Verkehrsminister auf der Bremse

Und sinnvolle Klimamaßnahmen im Verkehrssektor liegen geradezu auf der Hand: "Es gibt kein einziges rationales Argument gegen ein generelles Tempolimit auf Autobahnen. Die Treibhausgasemissionen könnten um mehrere Millionen Tonnen gesenkt werden. Zusätzlich würden wir Milliarden Liter Kraftstoff einsparen und uns damit auch wieder ein Stück weit unabhängiger vom Import fossiler Energie machen. Aber Verkehrsminister Wissing lässt lieber die Finger davon, wohl aus Angst, jemandem auf die Füße zu treten."

Auch in anderen verkehrspolitischen Fragen, wie bei der Suche nach einem bezahlbaren Nachfolger für das 9-Euro-Ticket oder beim verweigerten konsequenten Verbot für Autos mit Verbrennungsmotor, entscheidet sich das Verkehrsministerium im Zweifelsfall gegen das Klima.

Bioland-Bauer wehrt sich

Dass die Lebensgrundlagen und damit auch die Arbeitsgrundlagen in der Landwirtschaft bedroht sind, spürt Bioland-Bauer Ulf Allhoff-Cramer aus Detmold bei der täglichen Arbeit. "Schon heute ist normale Landwirtschaft, wie ich sie von früher kenne, nicht mehr möglich. Es ist zu heiß, zu trocken, andernorts werden immer häufiger Erträge durch Unwetter und Starkregen zunichte gemacht.

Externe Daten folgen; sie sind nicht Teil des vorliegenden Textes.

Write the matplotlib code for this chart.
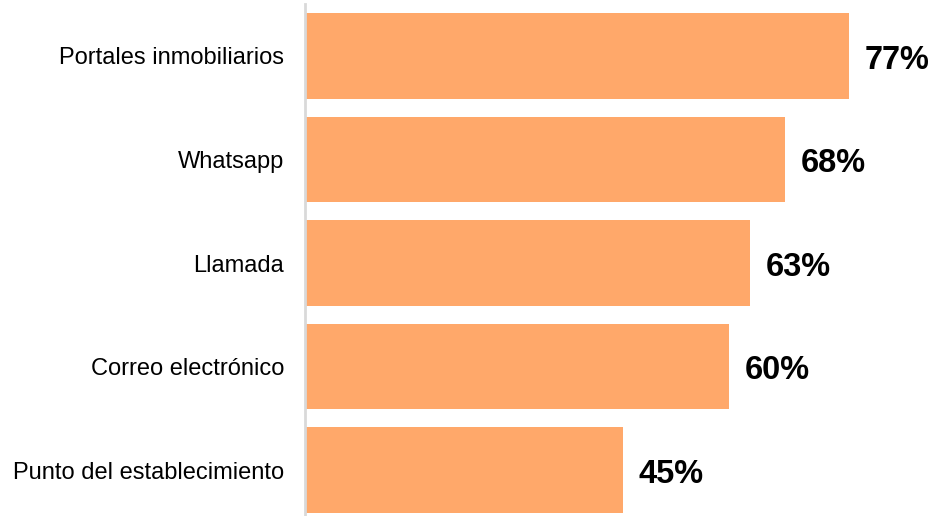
import matplotlib
matplotlib.use("Agg")
import matplotlib.pyplot as plt

plt.rcParams['font.family'] = ['Liberation Sans', 'DejaVu Sans']

categories = ['Portales inmobiliarios', 'Whatsapp', 'Llamada',
              'Correo electrónico', 'Punto del establecimiento']
values = [77, 68, 63, 60, 45]

fig = plt.figure(figsize=(9.29, 5.16), dpi=100)
ax = fig.add_axes([305 / 929, 0, 624 / 929, 512 / 516])

pos = list(range(len(categories)))
ax.barh(pos, values, height=0.83, color='#FFA86A', left=0.2)

for p, v in zip(pos, values):
    ax.text(v + 0.2 + 2.2, p + 0.04, f'{v}%', va='center', ha='left',
            fontsize=23.5, fontweight='bold', color='black')

ax.set_yticks(pos)
ax.set_yticklabels(categories, fontsize=17)
ax.tick_params(axis='y', length=0, pad=15)
ax.set_xticks([])
ax.set_xlim(0, 88.6)
ax.set_ylim(4.444, -0.502)

for s in ['top', 'right', 'bottom']:
    ax.spines[s].set_visible(False)
ax.spines['left'].set_color('#D9D9D9')
ax.spines['left'].set_linewidth(2)

fig.savefig('out.png', dpi=100)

Die Bedingungen sind total unberechenbar geworden, man kann sich auf nichts mehr verlassen."

Allhoff-Cramer sieht unter anderem die großen Autobauer der Welt mit ihren klimaschädlichen Geschäftsgebaren als Mitverursacher dieser Entwicklung. Gemeinsam mit Greenpeace führt er daher aktuell eine Klage gegen den Volkswagen-Konzern. Sein Ziel: Eine Einstellung der Produktion von Verbrenner-Autos bis 2030. "Wenn die Politik nicht handelt, müssen es eben andere tun", so Allhoff-Cramer. Zuletzt hatte das Landgericht Detmold verkündet, dass die Verhandlung dazu im Februar 2023 fortgesetzt wird.